Un groupe de leaders qui font la course à l’échec pour prouver aux autres que rien ne les atteint. Et qui sont tellement populaires que les bons élèves passent pour des ringards et que la grosse majorité de la classe s’évertue à tout rater pour faire partie du club des cools.
Trois petits gitans qui ne savent pas lire (dont l’un fait partie du groupe des cools).
Un enfant allophone, qui est arrivé du Portugal en avril et qui a décidé qu’il n’apprendrait pas le français (qui du coup intègre automatiquement le groupe de leader).
Un élève, suivi par le CMPP heureusement, qui menace d’exploser à tout moment et qui répète des onomatopées en boucle.
Un élève, pas suivi par le CMPP malheureusement et qui est persuadé de pouvoir choisir les activités auxquelles il va participer ou non. Avec le sourire, simplement. Non, ça j’ai pas envie. Si tu me force j’arrête tout. Même de respirer. Super.
Je ne peux pas dire grand chose des élèves restant, la quasi-totalité de mon énergie servant à modérer les autres. « Une vigilance de chaque instant » comme dit en souriant la sage intervenante d’allemand (qui semble perpétuellement revenir d’un séjour dans un monastère bouddhiste).

Bon.
D’abord de la colère contre ma collègue de CE2 qui est l’antithèse d’une crapiste. Qui fonctionne au mérite uniquement, qui offre des cadeaux aux bons élèves et enferme les autres dans une image d’enfant irrécupérable. (mon groupe de leader).
De la colère parce que contrainte de rattraper un an d’habitudes d’un autre âge. Et un an ça se rattrape pas comme ça.

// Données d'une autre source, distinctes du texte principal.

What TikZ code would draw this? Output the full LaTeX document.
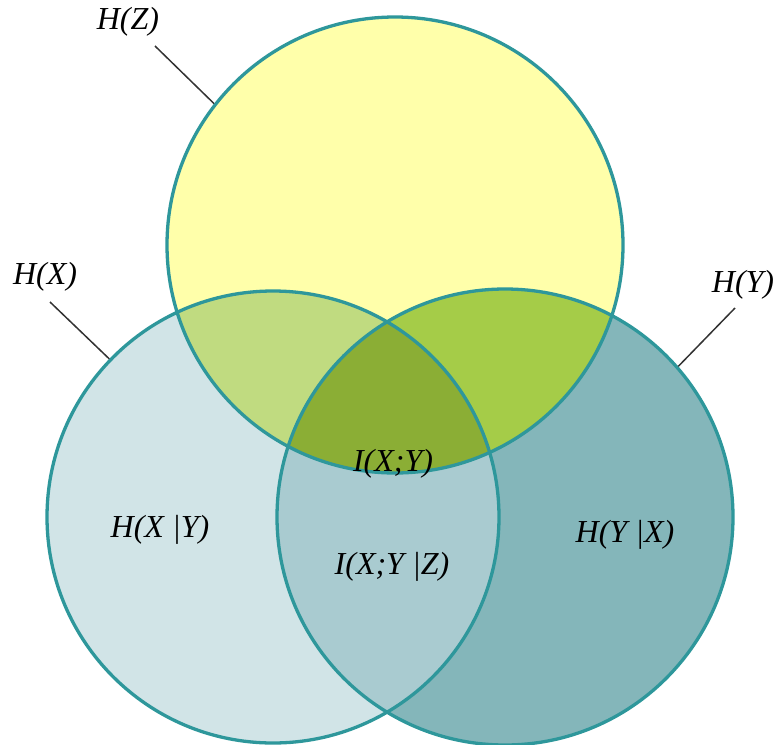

A la fin de la période j’ai quand même réussi à faire avancer un peu la situation : l’enfant rejeté l’est moins, il a un ou deux copains, il parle un peu, il sourit, ses yeux brillent presque. Le petit allophone a accepté l’idée que ce serait pratique de parler français en France et il travaille comme un acharné. (Il s’appelle Esmaël et c’est vraiment ma réussite de ce début d’année, une belle relation qui s’est installée, des moments qui vous font presque monter les larmes, rare, très rare… et ce qui est cool c’est qu’il fait partie du groupe des leaders, du coup il est entrain de convertir toute la bande au plaisir de réussir… merci Esmaël :)
Forte de ces petites réussites (et en même temps obligée par les faits de donner un sens aux séances de musiques où on fait des bruits bizarres) je leur ai parlé du projet et je leur ai demandé, par petits groupes d’imaginer une histoire sur le thème de la différence et avec la présence d’une machine.
Résultat :
un groupe raconte l'histoire d’un enfant rejeté à cause de son apparence : il est tout petit. A côté de ça, la machine qui fabrique le monde est tombée en panne et personne n’arrive à atteindre l’endroit de la panne, c’est trop petit pour passer. Grâce à sa différence, sa petite taille, l’enfant va réparer la machine et se faire accepter par le groupe.
(Heureusement que la machine est tombée en panne !)
Toutes les autres histoires proposent face à l’exclusion d’un enfant à cause de sa différence, de tout simplement inventer une machine qui efface les différence. Hop. Tous pareil. C’est réglé.
Tous les élèves ont trouvé cette dernière idée géniale et voulaient partir dans cette direction pour le scénario.
Moi je suis restée sans voix et j’ai vu les fantômes du fascisme qui bat des records sans précédent dans le Vaucluse.
Je sais bien que ce ne sont que des enfants et que leur intention n’était pas celle que je voyais moi, mais j’étais fatiguée, fin d'une période difficile. Je me suis dit qu’il valait mieux arrêter l’écriture du scénario pour l’instant et faire un gros travail sur la richesse de la différence.

Oui mais quoi faire ? Des lectures, visionnage de films, des débats…. et où trouver les ressources ?

Voilà, c’est bientôt la rentrée, je me penche à nouveau sur ma classe, sur les préparations, sur la case « projet » de mon emploi du temps…. et je vous demande votre avis.